Alain Claeys et moi-même ne saurions fuir le débat. Est-ce que manger, respirer, dormir sont des choses naturelles ? Oui. Est-ce que boire est naturel ? Oui. Mais mettre quelqu’un sous respirateur artificiel, est-ce naturel ? Non. Nous passons d’une situation naturelle à une aide artificielle.
Peut-on arrêter un respirateur lorsqu’on juge que le traitement est devenu inutile, qu’il est disproportionné ou qu’il n’a pas de sens ? Oui. Doit-on alors considérer que la respiration n’est pas un besoin naturel tandis que le fait de s’alimenter, lui, serait naturel ? Existe-t-il, pour le commun des mortels, une grosse différence entre le fait de placer un tube dans la trachée d’une personne pour permettre à ses poumons de ventiler et le fait de poser, par voie chirurgicale, un tuyau dans un estomac en considérant que c’est un soin ? Humecter les lèvres, donner à boire, donner à manger à celui qui peut encore boire et manger sont des soins. Apporter de l’oxygène à quelqu’un qui a une difficulté respiratoire est un soin. Mais introduire des tubes et utiliser des machines pour faire fonctionner le corps d’une personne sont des traitements. On ne peut pas prétendre le contraire.

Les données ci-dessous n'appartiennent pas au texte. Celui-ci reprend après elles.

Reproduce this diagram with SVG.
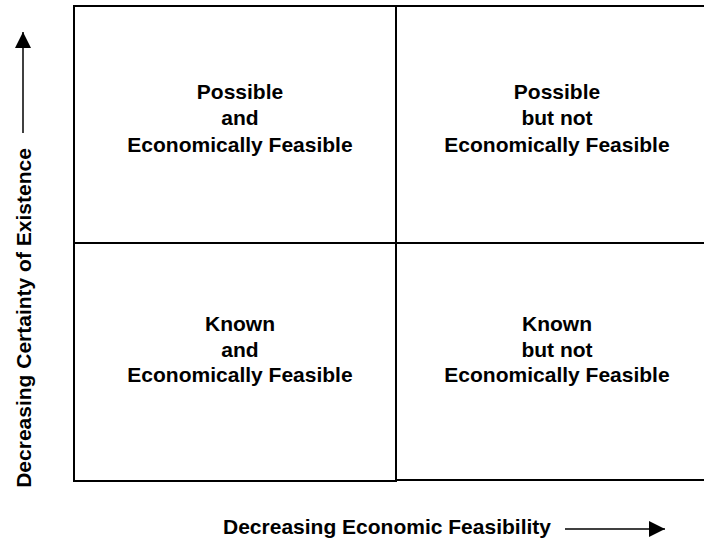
<svg xmlns="http://www.w3.org/2000/svg" width="704" height="544" viewBox="0 0 704 544">
  <style>
    .grid { stroke: #000; stroke-width: 2; fill: none; }
    .lbl { font-family: "Liberation Sans", Arial, sans-serif; font-weight: bold; font-size: 21px; fill: #000; text-anchor: middle; }
    .axis { stroke: #000; stroke-width: 1.5; fill: none; }
  </style>
  <defs>
    <marker id="arrow" viewBox="0 0 16 16" refX="16" refY="8" markerWidth="16" markerHeight="16" markerUnits="userSpaceOnUse" orient="auto">
      <path d="M0,0 L16,8 L0,16 Z" fill="#000"/>
    </marker>
  </defs>
  <rect width="704" height="544" fill="#fff"/>
  <g id="grid">
    <line class="grid" x1="74" y1="6" x2="704" y2="6"/>
    <line class="grid" x1="74" y1="5" x2="74" y2="482"/>
    <line class="grid" x1="396" y1="6" x2="396" y2="482"/>
    <line class="grid" x1="74" y1="243" x2="704" y2="243"/>
    <line class="grid" x1="74" y1="481" x2="396" y2="481"/>
    <line class="grid" x1="396" y1="480" x2="704" y2="480"/>
  </g>
  <g id="q-possible-feasible">
    <text class="lbl" x="240" y="99">Possible</text>
    <text class="lbl" x="240" y="125">and</text>
    <text class="lbl" x="240" y="152">Economically Feasible</text>
  </g>
  <g id="q-possible-not-feasible">
    <text class="lbl" x="557" y="99">Possible</text>
    <text class="lbl" x="557" y="125">but not</text>
    <text class="lbl" x="557" y="152">Economically Feasible</text>
  </g>
  <g id="q-known-feasible">
    <text class="lbl" x="240" y="331">Known</text>
    <text class="lbl" x="240" y="357">and</text>
    <text class="lbl" x="240" y="382">Economically Feasible</text>
  </g>
  <g id="q-known-not-feasible">
    <text class="lbl" x="557" y="331">Known</text>
    <text class="lbl" x="557" y="357">but not</text>
    <text class="lbl" x="557" y="382">Economically Feasible</text>
  </g>
  <g id="y-axis-label">
    <text class="lbl" transform="translate(31,318) rotate(-90)">Decreasing Certainty of Existence</text>
  </g>
  <g id="x-axis-label">
    <text class="lbl" x="387" y="534">Decreasing Economic Feasibility</text>
  </g>
  <g id="connectors">
    <line class="axis" x1="23" y1="133" x2="23" y2="32" marker-end="url(#arrow)"/>
    <line class="axis" x1="565" y1="529" x2="665" y2="529" marker-end="url(#arrow)"/>
  </g>
</svg>
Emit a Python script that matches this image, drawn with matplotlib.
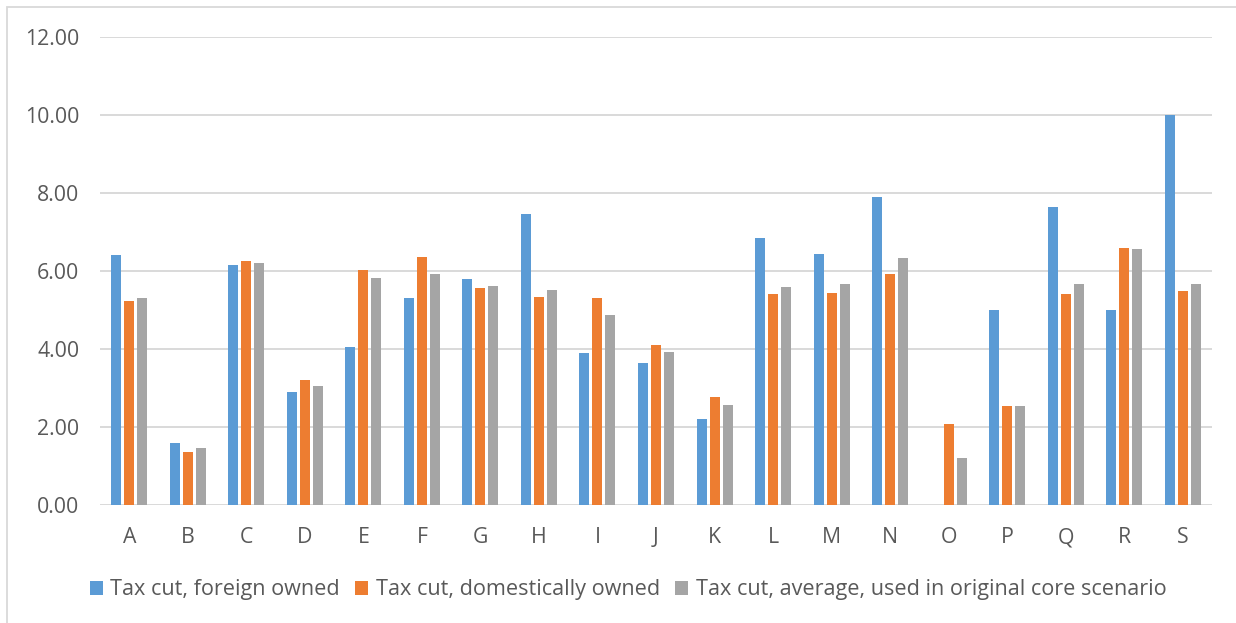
import numpy as np
import matplotlib
matplotlib.use("Agg")
from matplotlib import pyplot as plt
from matplotlib.patches import Rectangle

plt.rcParams['font.family'] = ['Open Sans', 'DejaVu Sans']

sectors = ["A", "B", "C", "D", "E", "F", "G", "H", "I", "J",
           "K", "L", "M", "N", "O", "P", "Q", "R", "S"]
foreign_owned = [6.40, 1.58, 6.15, 2.91, 4.06, 5.30, 5.80, 7.45, 3.90, 3.63,
                 2.21, 6.84, 6.44, 7.90, 0.00, 5.00, 7.63, 5.00, 10.00]
domestic_owned = [5.22, 1.35, 6.25, 3.20, 6.03, 6.36, 5.57, 5.34, 5.31, 4.09,
                  2.77, 5.42, 5.44, 5.93, 2.07, 2.54, 5.40, 6.60, 5.49]
average_core = [5.32, 1.47, 6.21, 3.05, 5.82, 5.92, 5.61, 5.51, 4.86, 3.92,
                2.56, 5.59, 5.66, 6.33, 1.20, 2.54, 5.67, 6.56, 5.67]
series_names = ["Tax cut, foreign owned",
                "Tax cut, domestically owned",
                "Tax cut, average, used in original core scenario"]
colors = ["#5B9BD5", "#ED7D31", "#A5A5A5"]
y_ticks = [0, 2, 4, 6, 8, 10, 12]

fig = plt.figure(figsize=(12.36, 6.23), dpi=100)
ax = fig.add_axes([100 / 1236, 1 - 505 / 623, 1112 / 1236, 468 / 623])

x = np.arange(len(sectors))
pitch = 0.222
width = 0.171
handles = []
for i, (vals, name, col) in enumerate(zip([foreign_owned, domestic_owned, average_core],
                                          series_names, colors)):
    h = ax.bar(x + (i - 1) * pitch, vals, width=width, color=col, label=name, zorder=3)
    handles.append(h)

ax.set_xlim(-0.5, len(sectors) - 0.5)
ax.set_ylim(0, 12)
ax.set_yticks(y_ticks)
ax.set_yticklabels([f"{v:.2f}" for v in y_ticks])
ax.set_xticks(x)
ax.set_xticklabels(sectors)
ax.yaxis.grid(True, color="#D9D9D9", linewidth=1.4, zorder=0)
ax.set_axisbelow(True)
for s in ax.spines.values():
    s.set_visible(False)
ax.tick_params(axis="both", length=0, labelsize=15.3, colors="#595959")
ax.tick_params(axis="y", pad=15)
ax.tick_params(axis="x", pad=16)

fig.legend(handles=handles, labels=series_names, loc="center",
           bbox_to_anchor=(628 / 1236, 1 - 590 / 623), ncol=3, frameon=False,
           fontsize=15.6, handlelength=0.6, handleheight=0.6, handletextpad=0.35,
           columnspacing=0.7, labelcolor="#595959")

# light frame around the chart area
fig.patches.append(Rectangle((7 / 1236, -0.05), 1.1, 1.05 - 7 / 623,
                             transform=fig.transFigure, fill=False,
                             edgecolor="#D9D9D9", linewidth=1.3))

fig.savefig("out.png", dpi=100)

La deuxième question que vous posez, et de manière brutale, suggère que tout le monde sera concerné par l’arrêt des traitements. Non. Les traitements seront arrêtés uniquement lorsqu’on considérera qu’il y a obstination déraisonnable. Vous voyez donc bien qu’il ne s’agit pas d’une rupture de civilisation.
La pratique médicale repose sur deux principes : Primum non nocere, certes mais également perseverare diabolicum. Leur combinaison implique d’arrêter les traitements s’ils n’ont plus d’autre but que le maintien artificiel d’une vie et s’ils contreviennent au respect de la personne humaine – soit parce le patient souhaite cet arrêt, soit parce que ces traitements – par exemple en cas de lésions cérébrales majeures totalement irréversibles – ne permet pas de lui assurer une vie digne d’être poursuivie. Cette personne n’en est pas moins digne. Elle a droit au respect de sa dignité. Et précisément parce qu’elle a ce droit, on ne peut maintenir inutilement et artificiellement son corps en vie.
Ces idées ne sont pas celles du Conseil d’État mais celles contenues dans la loi de 2005, qui ont été discutées ici. Nous avions alors choisi de remplacer les mots : « un traitement » par « tout traitement ». Et pendant une demi-journée, nous avions débattu dans cet hémicycle pour savoir ce qu’est un traitement. Placer une perfusion, faire une piqûre sont des traitements. Arrêter les traitements ne veut pas dire arrêter les soins.
Par ailleurs, je vous en conjure, chers collègues : quel que soit le côté de l’hémicycle où vous siégez, cessez de dire que les personnes dont nous parlons meurent de faim, de soif, d’escarres et de phlébite !
Monsieur Schwartzenberg, votre avis peut être totalement différent du mien mais nous avons, ensemble, eu des débats respectueux et constructifs : nous ne sommes pas d’accord sur un certain nombre de choses mais nous sommes d’accord sur d’autres. Nous avons l’un pour l’autre un respect mutuel, alors cessez de dire que lorsqu’on endort profondément quelqu’un, il ressent quelque chose !
Chacun d’entre nous a vécu une anesthésie générale.